> [Work to complete]:
Return all the data, word for word.

> [Input rows]:
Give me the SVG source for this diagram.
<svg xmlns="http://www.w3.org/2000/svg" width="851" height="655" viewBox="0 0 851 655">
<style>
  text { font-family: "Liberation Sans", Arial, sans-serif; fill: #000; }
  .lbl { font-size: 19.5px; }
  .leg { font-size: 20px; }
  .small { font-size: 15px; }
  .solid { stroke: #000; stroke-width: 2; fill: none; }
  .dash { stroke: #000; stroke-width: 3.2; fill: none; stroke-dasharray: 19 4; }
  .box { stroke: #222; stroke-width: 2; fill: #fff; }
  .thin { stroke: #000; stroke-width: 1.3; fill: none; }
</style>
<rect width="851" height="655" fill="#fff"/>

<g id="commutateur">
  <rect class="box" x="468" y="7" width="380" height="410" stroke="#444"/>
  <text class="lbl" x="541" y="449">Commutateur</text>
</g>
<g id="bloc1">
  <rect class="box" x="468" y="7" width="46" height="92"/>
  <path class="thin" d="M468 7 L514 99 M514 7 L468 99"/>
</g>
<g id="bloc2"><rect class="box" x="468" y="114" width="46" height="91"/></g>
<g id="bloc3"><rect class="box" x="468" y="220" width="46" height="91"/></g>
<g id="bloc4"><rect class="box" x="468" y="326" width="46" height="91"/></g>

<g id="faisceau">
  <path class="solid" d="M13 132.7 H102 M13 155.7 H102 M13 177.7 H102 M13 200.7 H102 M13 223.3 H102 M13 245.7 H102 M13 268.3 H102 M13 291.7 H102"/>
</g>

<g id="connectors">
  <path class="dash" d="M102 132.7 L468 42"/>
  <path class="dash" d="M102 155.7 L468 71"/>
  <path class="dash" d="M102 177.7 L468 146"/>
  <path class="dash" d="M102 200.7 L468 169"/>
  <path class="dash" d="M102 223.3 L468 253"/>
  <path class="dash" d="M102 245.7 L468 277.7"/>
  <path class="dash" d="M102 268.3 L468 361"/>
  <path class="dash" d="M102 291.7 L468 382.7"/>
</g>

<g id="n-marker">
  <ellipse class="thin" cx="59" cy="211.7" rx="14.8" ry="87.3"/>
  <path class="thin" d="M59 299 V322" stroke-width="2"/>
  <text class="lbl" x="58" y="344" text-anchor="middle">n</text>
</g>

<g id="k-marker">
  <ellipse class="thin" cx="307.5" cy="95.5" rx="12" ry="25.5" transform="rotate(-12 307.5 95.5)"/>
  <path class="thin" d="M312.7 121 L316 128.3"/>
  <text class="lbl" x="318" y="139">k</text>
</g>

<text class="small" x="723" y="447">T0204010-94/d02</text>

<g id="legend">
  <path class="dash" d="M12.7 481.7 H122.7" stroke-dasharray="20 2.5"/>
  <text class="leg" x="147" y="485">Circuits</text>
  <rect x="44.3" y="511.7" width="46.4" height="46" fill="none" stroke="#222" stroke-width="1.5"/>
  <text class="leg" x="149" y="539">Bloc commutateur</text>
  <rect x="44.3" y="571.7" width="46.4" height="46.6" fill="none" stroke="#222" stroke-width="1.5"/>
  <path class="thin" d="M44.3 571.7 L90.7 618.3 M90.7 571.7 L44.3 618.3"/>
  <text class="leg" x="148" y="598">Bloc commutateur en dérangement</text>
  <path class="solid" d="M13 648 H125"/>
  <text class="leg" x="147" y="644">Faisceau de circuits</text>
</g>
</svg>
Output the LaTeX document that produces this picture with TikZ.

> [Finished task]:
Give me the SVG source for this diagram.
<svg xmlns="http://www.w3.org/2000/svg" width="851" height="655" viewBox="0 0 851 655">
<style>
  text { font-family: "Liberation Sans", Arial, sans-serif; fill: #000; }
  .lbl { font-size: 19.5px; }
  .leg { font-size: 20px; }
  .small { font-size: 15px; }
  .solid { stroke: #000; stroke-width: 2; fill: none; }
  .dash { stroke: #000; stroke-width: 3.2; fill: none; stroke-dasharray: 19 4; }
  .box { stroke: #222; stroke-width: 2; fill: #fff; }
  .thin { stroke: #000; stroke-width: 1.3; fill: none; }
</style>
<rect width="851" height="655" fill="#fff"/>

<g id="commutateur">
  <rect class="box" x="468" y="7" width="380" height="410" stroke="#444"/>
  <text class="lbl" x="541" y="449">Commutateur</text>
</g>
<g id="bloc1">
  <rect class="box" x="468" y="7" width="46" height="92"/>
  <path class="thin" d="M468 7 L514 99 M514 7 L468 99"/>
</g>
<g id="bloc2"><rect class="box" x="468" y="114" width="46" height="91"/></g>
<g id="bloc3"><rect class="box" x="468" y="220" width="46" height="91"/></g>
<g id="bloc4"><rect class="box" x="468" y="326" width="46" height="91"/></g>

<g id="faisceau">
  <path class="solid" d="M13 132.7 H102 M13 155.7 H102 M13 177.7 H102 M13 200.7 H102 M13 223.3 H102 M13 245.7 H102 M13 268.3 H102 M13 291.7 H102"/>
</g>

<g id="connectors">
  <path class="dash" d="M102 132.7 L468 42"/>
  <path class="dash" d="M102 155.7 L468 71"/>
  <path class="dash" d="M102 177.7 L468 146"/>
  <path class="dash" d="M102 200.7 L468 169"/>
  <path class="dash" d="M102 223.3 L468 253"/>
  <path class="dash" d="M102 245.7 L468 277.7"/>
  <path class="dash" d="M102 268.3 L468 361"/>
  <path class="dash" d="M102 291.7 L468 382.7"/>
</g>

<g id="n-marker">
  <ellipse class="thin" cx="59" cy="211.7" rx="14.8" ry="87.3"/>
  <path class="thin" d="M59 299 V322" stroke-width="2"/>
  <text class="lbl" x="58" y="344" text-anchor="middle">n</text>
</g>

<g id="k-marker">
  <ellipse class="thin" cx="307.5" cy="95.5" rx="12" ry="25.5" transform="rotate(-12 307.5 95.5)"/>
  <path class="thin" d="M312.7 121 L316 128.3"/>
  <text class="lbl" x="318" y="139">k</text>
</g>

<text class="small" x="723" y="447">T0204010-94/d02</text>

<g id="legend">
  <path class="dash" d="M12.7 481.7 H122.7" stroke-dasharray="20 2.5"/>
  <text class="leg" x="147" y="485">Circuits</text>
  <rect x="44.3" y="511.7" width="46.4" height="46" fill="none" stroke="#222" stroke-width="1.5"/>
  <text class="leg" x="149" y="539">Bloc commutateur</text>
  <rect x="44.3" y="571.7" width="46.4" height="46.6" fill="none" stroke="#222" stroke-width="1.5"/>
  <path class="thin" d="M44.3 571.7 L90.7 618.3 M90.7 571.7 L44.3 618.3"/>
  <text class="leg" x="148" y="598">Bloc commutateur en dérangement</text>
  <path class="solid" d="M13 648 H125"/>
  <text class="leg" x="147" y="644">Faisceau de circuits</text>
</g>
</svg>
Output the LaTeX document that produces this picture with TikZ.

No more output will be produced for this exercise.